Satoshi's Client has a set fee of 0.0005 BTC, although it enables you to "choose the fee". If you choose a lower one, youll get an error message once you actually try to send a tx. Sometimes you also have to pay more, like 5 times as much as the minimum fee (0.0005), dont know if that is somehow part of change?
As I understand, the Satoshi client selects a fee based on transaction data size, priority, and dust outputs. Only the data size fee is user-selectable; the client will enforce a minimum fee on low-priority transactions and transactions with dust outputs, but high-priority transactions with no dust outputs can be sent with no fee if the data size fee is set to zero (at least, I think that's how it works).
Not quite right, I just had to look through my posting history for the appropriate informative post...
An answer I posted in a noob thread, what I gathered from the Wiki, how many confirmations required before resending coins is TX-fee-free:
Transactions need to have a priority above 57,600,000 to avoid the enforced fee in the official client. Transaction priority is calculated as a value-weighted sum of input age, divided by transaction size in bytes:
priority = sum(input_value_in_base_units * confirmations)/size_in_bytes
For sending 0.05 BTC (5,000,000 base units) from one address, in 225 bytes (a minimal size, a one input, one output transaction with no remainder)
free when confirmations > 57,600,000 * 225 / 5,000,000 -- 2,592 confirmations
Having Bitcoins from multiple payments fund the transaction is where the "sum" in the formula above comes into play.
The above is for determining
when a fee will be required by the client and miners that use standard Bitcoin rules. In addition, amounts below 0.01 always require the minimum fee (0.3.21).
There are also some odd rules mentioned in the Wiki that increase fees when the queue of transactions gets too deep. I haven't reviewed the Bitcoin code to comment further how these are enforced by miners and when sending in the client:
"If the blocksize (size of all transactions currently waiting to be included in a block) is less than 27 kB, transactions are free.
If the blocksize is more than 250 kB, transactions get increasingly more expensive as the blocksize approaches the limit of 500 kB." The size of the queue of unconfirmed transactions waiting for inclusion is known by your client but can't be viewed. It can be seen here:
http://bitcoincharts.com/bitcoin/txlist/. At this immediate moment, there are 2763 unconfirmed transactions (1454847 bytes). That would seem to me to be larger than the maximum blocksize indicated above, so the above rule about higher transaction fees may be kicking in on the miner's side for inclusion of transactions (but the client isn't prompting).
The
amount of the per-KB minimum fee for low-priority transactions was reduced from .01 BTC to .0005 BTC in Bitcoin 0.3.22 (for relay and inclusion in blockchain) and Bitcoin 0.3.23 (when sending). The reduction decision was made when Bitcoin was $30 and increasing exponentially.

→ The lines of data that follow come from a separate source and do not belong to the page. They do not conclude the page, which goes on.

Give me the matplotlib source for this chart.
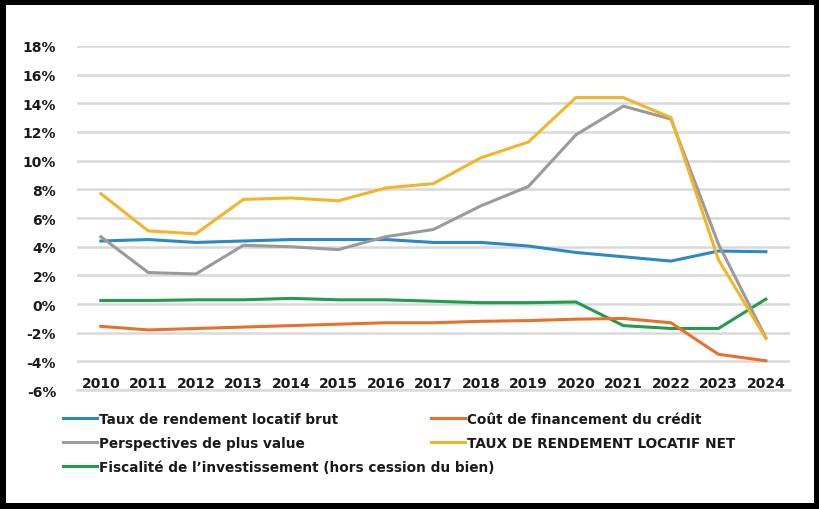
import numpy as np
import matplotlib.pyplot as plt
from matplotlib.ticker import FuncFormatter

# =========================
# DATA (in %)
# =========================
years = list(range(2010, 2025))

taux_brut = [4.4, 4.5, 4.3, 4.4, 4.5, 4.5, 4.5, 4.3, 4.3, 4.05, 3.6, 3.3, 3.0, 3.7, 3.65]
cout_credit = [-1.55, -1.8, -1.7, -1.6, -1.5, -1.4, -1.3, -1.3, -1.2, -1.15, -1.05, -1.0, -1.3, -3.5, -3.95]
plus_value = [4.7, 2.2, 2.1, 4.1, 4.0, 3.8, 4.7, 5.2, 6.85, 8.2, 11.8, 13.8, 12.9, 4.2, -2.35]
taux_net = [7.7, 5.1, 4.9, 7.3, 7.4, 7.2, 8.1, 8.4, 10.2, 11.3, 14.4, 14.4, 13.0, 3.1, -2.4]
fiscalite = [0.25, 0.25, 0.3, 0.3, 0.4, 0.3, 0.3, 0.2, 0.1, 0.1, 0.15, -1.5, -1.7, -1.7, 0.35]

labels = {
    "brut": "Taux de rendement locatif brut",
    "credit": "Coût de financement du crédit",
    "pv": "Perspectives de plus value",
    "net": "TAUX DE RENDEMENT LOCATIF NET",
    "fisc": "Fiscalité de l\u2019investissement (hors cession du bien)",
}

y_ticks = list(range(-6, 19, 2))

# =========================
# FIGURE
# =========================
plt.rcParams['font.family'] = ['DejaVu Sans']
fig = plt.figure(figsize=(8.2, 5.1), dpi=100)
ax = fig.add_axes([0.094, 0.233, 0.869, 0.675])

lw = 2.2
l_brut, = ax.plot(years, taux_brut, color="#2B88C6", lw=lw, label=labels["brut"])
l_pv, = ax.plot(years, plus_value, color="#9A9A9A", lw=lw, label=labels["pv"])
l_fisc, = ax.plot(years, fiscalite, color="#1F9D4C", lw=lw, label=labels["fisc"])
l_credit, = ax.plot(years, cout_credit, color="#E8712A", lw=lw, label=labels["credit"])
l_net, = ax.plot(years, taux_net, color="#F2B52A", lw=lw, label=labels["net"])
# net drawn above plus value, as in the original
l_net.set_zorder(3)
l_pv.set_zorder(2.9)

ax.set_xlim(2009.5, 2024.5)
ax.set_ylim(-6, 18)
ax.set_yticks(y_ticks)
ax.yaxis.set_major_formatter(FuncFormatter(lambda v, p: f"{int(v)}%"))
ax.set_xticks(years)
ax.set_xticklabels([str(y) for y in years])

ax.grid(axis="y", color="#D9D9D9", lw=1.8)
ax.set_axisbelow(True)
for s in ["top", "right", "left"]:
    ax.spines[s].set_visible(False)
ax.spines["bottom"].set_color("#D9D9D9")
ax.spines["bottom"].set_linewidth(1.8)

ax.tick_params(axis="both", length=0, labelsize=10)
ax.tick_params(axis="x", pad=-10)
ax.tick_params(axis="y", pad=15)
for t in ax.get_xticklabels() + ax.get_yticklabels():
    t.set_fontweight("bold")
    t.set_color("#1A1A1A")

# --- legend in two blocks (left column / right column)
leg_kw = dict(loc="upper left", frameon=False, handlelength=2.5, handletextpad=0.2,
              labelspacing=0.75, borderpad=0, prop={"weight": "bold", "size": 9.8})
leg1 = fig.legend(handles=[l_brut, l_pv, l_fisc], bbox_to_anchor=(0.068, 0.204), **leg_kw)
leg2 = fig.legend(handles=[l_credit, l_net], bbox_to_anchor=(0.517, 0.204), **leg_kw)
for leg in (leg1, leg2):
    for t in leg.get_texts():
        t.set_color("#1A1A1A")

fig.patch.set_edgecolor("black")
fig.patch.set_linewidth(8.5)

fig.savefig("out.png", dpi=100, edgecolor=fig.get_edgecolor())
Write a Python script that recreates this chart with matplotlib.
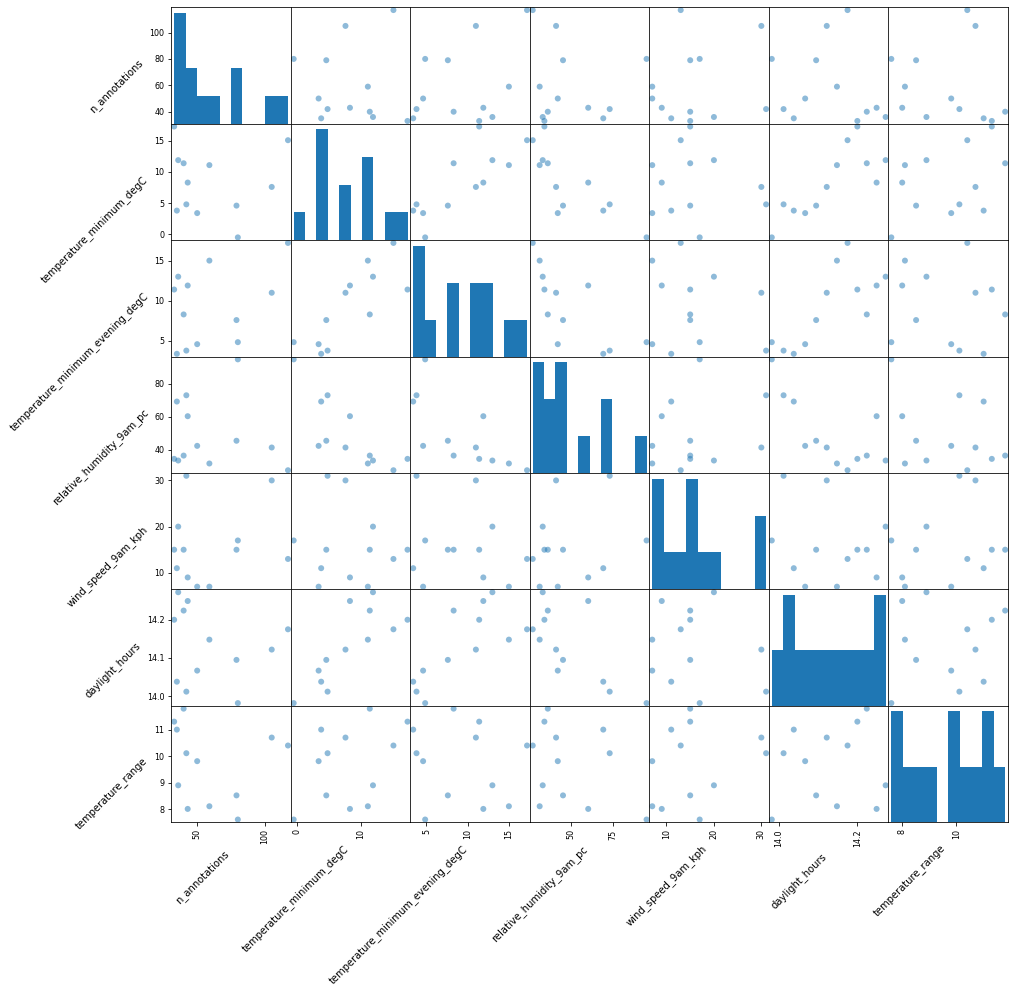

The problem clogging up Bitcoin is that xx dice is sending and resending and resending coins with no confirmations. It becomes a house of cards where hundreds of transactions are funded by earlier transactions still waiting for inclusion in the blockchain with some confirmations.
Pool withdraw fees can go into this list of "who's not paying fees" too. There are many "where's my deepbit withdrawl" threads, caused by deepbit not sending with fee, and sometimes even sending immature coins.